Friday, June 30, 2017

Training for placing women in executive ranks in the pipeline

LYDIA SHEKIGHENDA
THE Association of Tanzania Employers (ATE) in collaboration with the Eastern and Southern Africa Management Institute (ESAMI), is set to provide training to female employees on managerial skills using its own experts, following a successful implementation of its first programme.

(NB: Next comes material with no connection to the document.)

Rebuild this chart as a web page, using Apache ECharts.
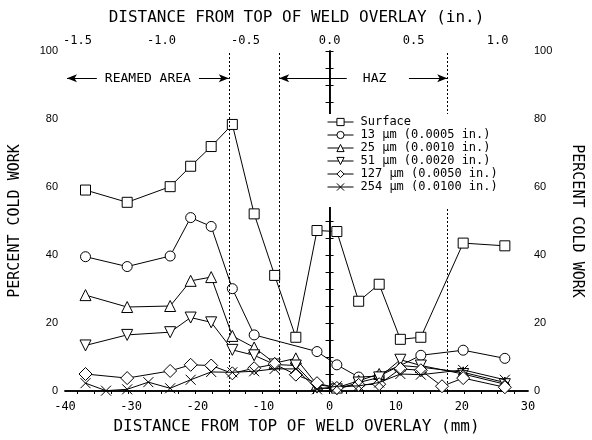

The courses under the Female Future Programme, are aimed at strengthening women’s capacity to manage executive positions as effort towards promoting gender equality in the workplace.
ATE’s Coordinator of the Female Future Programme, Lilian Machera, told the ‘Daily News’ yesterday that when the programme started last year, her association used experts from the Confederation of Norwegian Enterprises (NHO) who also empowered ATE and ESAMI personnel so that they could manage it .
“We are currently proceeding with registration for the next programme which will commence at the end of next month and expect that the course will attract more female employees because it has proved to be beneficial to them,” she said.
Ms Machera said that under the four-year programme, twenty women are expected to be trained each year, but the number increased to 33 during the the first phase.
Introduction of the programme was driven by the poor representation of the group in management decision making, in leadership and board positions. Ms Machere explained that the nine-month programme drew participants from different parts of the country.
She said the programme covered three modules of leadership, rhetoric and board competence which will be linked directly to their daily work routine at their workplaces. The baseline survey conducted in 2015 in 300 companies discovered that a gender gap exist at various levels.
According to the findings, 65 per cent of males are board members while female board mem bers make up to 35 per cent. Chief executive officers/ business owners are 78 per cent male and females are only 22 per cent.
The findings further revealed that males make up 61 per cent heads of functions and female 39 per cent.
Speaking in Dar es Salaam recently, during a ceremony to present certificates to 33 female employees who had completed the ninemonth course, the Minister for Education, Science, Technology and Vocational Training, Prof Joyce Ndalichako, praised the initiative for supporting women with potential for productivity, noting that it motivates them towards becoming senior leaders and board members.